▶

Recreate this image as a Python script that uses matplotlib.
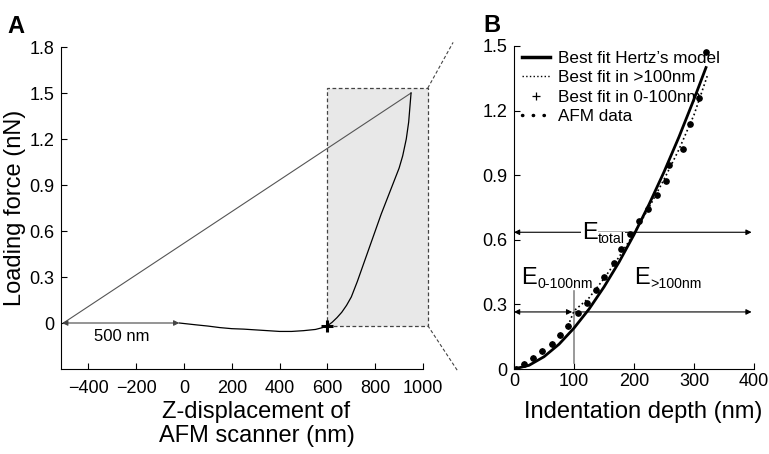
import matplotlib
matplotlib.use('Agg')
import matplotlib.pyplot as plt
from matplotlib.lines import Line2D
from matplotlib.patches import Rectangle

plt.rcParams['font.family'] = ['Liberation Sans', 'DejaVu Sans']

# Panel A: force curve (approach + retraction)
approach_x = [-505, 950]
approach_y = [0.0, 1.5]
retract_x = [-20, 50, 100, 150, 200, 250, 300, 350, 400, 450, 500, 550, 580,
             600, 620, 640, 660, 680, 700, 725, 750, 775, 800, 825, 850, 875,
             900, 915, 930, 940, 950]
retract_y = [0.0, -0.012, -0.02, -0.03, -0.037, -0.04, -0.045, -0.05, -0.055,
             -0.055, -0.05, -0.042, -0.03, -0.018, 0.005, 0.035, 0.07, 0.115,
             0.17, 0.27, 0.38, 0.49, 0.6, 0.71, 0.81, 0.91, 1.01, 1.09, 1.2,
             1.31, 1.5]
contact_x, contact_y = 600, -0.02
a_xticks = [-400, -200, 0, 200, 400, 600, 800, 1000]
a_yticks = [0, 0.3, 0.6, 0.9, 1.2, 1.5, 1.8]
a_yticklabels = ['0', '0.3', '0.6', '0.9', '1.2', '1.5', '1.8']

# Panel B: indentation data and fits
afm_x = [3, 17, 32, 47, 63, 77, 90, 107, 121, 136, 150, 166, 179, 194, 209,
         224, 238, 253, 259, 282, 294, 309, 320]
afm_y = [0.0, 0.023, 0.05, 0.083, 0.116, 0.16, 0.2, 0.258, 0.305, 0.366,
         0.428, 0.493, 0.555, 0.625, 0.686, 0.745, 0.81, 0.872, 0.946, 1.02,
         1.14, 1.26, 1.47]
hertz_x = [0, 25, 50, 75, 100, 125, 150, 175, 200, 225, 250, 275, 300, 320]
hertz_y = [0.0, 0.017, 0.057, 0.115, 0.19, 0.278, 0.381, 0.496, 0.624, 0.764,
           0.915, 1.078, 1.253, 1.40]
fit_gt100_x = [90, 100, 125, 150, 175, 200, 225, 250, 275, 300, 322]
fit_gt100_y = [0.2, 0.27, 0.33, 0.42, 0.52, 0.63, 0.75, 0.88, 1.02, 1.18, 1.36]
fit_0_100_x = [3, 17, 32, 47, 63, 77, 90]
fit_0_100_y = [0.0, 0.023, 0.05, 0.083, 0.116, 0.16, 0.2]
b_xticks = [0, 100, 200, 300, 400]
b_yticks = [0, 0.3, 0.6, 0.9, 1.2, 1.5]
b_yticklabels = ['0', '0.3', '0.6', '0.9', '1.2', '1.5']
modulus_labels = [('total', 113, 0.606), ('0-100nm', 12, 0.397), ('>100nm', 200, 0.397)]

fig = plt.figure(figsize=(7.69, 4.54), dpi=100)

# ---------- Panel A ----------
axA = fig.add_axes([61/769, 85/454, 362/769, 322/454])
axA.add_patch(Rectangle((598, -0.017), 422, 1.549, facecolor='#e8e8e8',
                        edgecolor='#444444', linestyle=(0, (3, 2)), lw=0.9,
                        zorder=0, clip_on=False))
axA.plot(approach_x, approach_y, color='#555555', lw=0.8)
axA.plot(retract_x, retract_y, color='black', lw=0.9)
axA.plot(contact_x, contact_y, marker='+', color='black', ms=9, mew=2.2)
axA.annotate('', xy=(-510, 0), xytext=(-20, 0),
             arrowprops=dict(arrowstyle='<|-|>', color='#444444', lw=0.8,
                             mutation_scale=8, shrinkA=0, shrinkB=0))
axA.text(-260, -0.085, '500 nm', fontsize=12, ha='center', va='center')
# zoom lines towards panel B
axA.plot([1020, 1126], [1.532, 1.83], color='#444444', lw=0.8,
         linestyle=(0, (3, 2)), clip_on=False)
axA.plot([1020, 1147], [-0.017, -0.317], color='#444444', lw=0.8,
         linestyle=(0, (3, 2)), clip_on=False)

axA.set_xlim(-515, 1000)
axA.set_ylim(-0.3, 1.8)
axA.set_xticks(a_xticks)
axA.set_yticks(a_yticks)
axA.set_yticklabels(a_yticklabels)
axA.spines['top'].set_visible(False)
axA.spines['right'].set_visible(False)
axA.tick_params(direction='in', length=4, labelsize=13)
axA.tick_params(axis='x', pad=8)
axA.tick_params(axis='y', pad=5)
axA.set_ylabel('Loading force (nN)', fontsize=17, labelpad=2)
axA.set_xlabel('Z-displacement of\nAFM scanner (nm)', fontsize=17,
               linespacing=1.1)
axA.xaxis.set_label_coords(0.54, -0.1, transform=axA.transAxes)
axA.xaxis.label.set_va('top')

# ---------- Panel B ----------
axB = fig.add_axes([514/769, 85/454, 240/769, 323/454])
axB.plot(hertz_x, hertz_y, color='black', lw=2, zorder=4)
axB.plot(fit_gt100_x, fit_gt100_y, color='black', lw=1.2, ls=':', zorder=4)
axB.plot(fit_0_100_x, fit_0_100_y, color='black', ls='none', marker='+',
         ms=5, mew=0.8, zorder=4)
axB.plot(afm_x, afm_y, color='black', ls='none', marker='o', ms=3.8, zorder=4)
axB.plot([100, 100], [0.03, 0.36], color='#888888', lw=1.2, zorder=2)

arrow_kw = dict(color='black', lw=0.8, mutation_scale=8, shrinkA=0, shrinkB=0)
axB.annotate('', xy=(0, 0.635), xytext=(396, 0.635),
             arrowprops=dict(arrowstyle='<|-|>', **arrow_kw), zorder=1)
axB.annotate('', xy=(0, 0.265), xytext=(97, 0.265),
             arrowprops=dict(arrowstyle='<|-|>', **arrow_kw), zorder=1)
axB.annotate('', xy=(396, 0.265), xytext=(100, 0.265),
             arrowprops=dict(arrowstyle='-|>', **arrow_kw), zorder=1)

# E with subscripts, drawn as two texts
for sub, x, y in modulus_labels:
    axB.text(x, y, 'E', fontsize=17, ha='left', va='baseline', zorder=3,
             bbox=dict(facecolor='white', edgecolor='none', pad=0.3))
    axB.annotate(sub, xy=(x, y), xytext=(11.6, -3.5), textcoords='offset points',
                 fontsize=10.2, ha='left', va='baseline', zorder=3,
                 bbox=dict(facecolor='white', edgecolor='none', pad=0.2)
                 if sub == 'total' else None)

handles = [
    Line2D([], [], color='black', lw=2.5),
    Line2D([], [], color='black', lw=1, ls=':'),
    Line2D([], [], color='black', ls='none', marker='+', ms=6, mew=0.9),
    Line2D([], [], color='black', lw=2.5, ls=(0, (0.1, 3)), dash_capstyle='round'),
]
labels = ['Best fit Hertz\u2019s model', 'Best fit in >100nm',
          'Best fit in 0-100nm', 'AFM data']
axB.legend(handles, labels, loc='upper left', bbox_to_anchor=(0.02, 0.995),
           frameon=False, fontsize=12.3, handlelength=1.6, handletextpad=0.5,
           labelspacing=0.25, borderpad=0.2, borderaxespad=0)

axB.set_xlim(0, 400)
axB.set_ylim(0, 1.5)
axB.set_xticks(b_xticks)
axB.set_yticks(b_yticks)
axB.set_yticklabels(b_yticklabels)
axB.spines['top'].set_visible(False)
axB.spines['right'].set_visible(False)
axB.tick_params(direction='in', length=4, labelsize=13)
axB.tick_params(axis='x', pad=3)
axB.tick_params(axis='y', pad=5)
axB.set_xlabel('Indentation depth (nm)', fontsize=17)
axB.xaxis.set_label_coords(0.54, -0.1, transform=axB.transAxes)
axB.xaxis.label.set_va('top')

fig.text(7/769, 1 - 33/454, 'A', fontsize=17, fontweight='bold')
fig.text(483/769, 1 - 32/454, 'B', fontsize=17, fontweight='bold')

fig.savefig('out.png', dpi=100)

◀

| What to produce |
Pictures are excluded: retype only the lines from the beginning of the listing above through the line with "a_yticklabels = ['0', '0.3', '0.6', '0.9', '1.2', '1.5', '1.8']", both included.

| Task response |
Recreate this image as a Python script that uses matplotlib.
import matplotlib
matplotlib.use('Agg')
import matplotlib.pyplot as plt
from matplotlib.lines import Line2D
from matplotlib.patches import Rectangle

plt.rcParams['font.family'] = ['Liberation Sans', 'DejaVu Sans']

# Panel A: force curve (approach + retraction)
approach_x = [-505, 950]
approach_y = [0.0, 1.5]
retract_x = [-20, 50, 100, 150, 200, 250, 300, 350, 400, 450, 500, 550, 580,
             600, 620, 640, 660, 680, 700, 725, 750, 775, 800, 825, 850, 875,
             900, 915, 930, 940, 950]
retract_y = [0.0, -0.012, -0.02, -0.03, -0.037, -0.04, -0.045, -0.05, -0.055,
             -0.055, -0.05, -0.042, -0.03, -0.018, 0.005, 0.035, 0.07, 0.115,
             0.17, 0.27, 0.38, 0.49, 0.6, 0.71, 0.81, 0.91, 1.01, 1.09, 1.2,
             1.31, 1.5]
contact_x, contact_y = 600, -0.02
a_xticks = [-400, -200, 0, 200, 400, 600, 800, 1000]
a_yticks = [0, 0.3, 0.6, 0.9, 1.2, 1.5, 1.8]
a_yticklabels = ['0', '0.3', '0.6', '0.9', '1.2', '1.5', '1.8']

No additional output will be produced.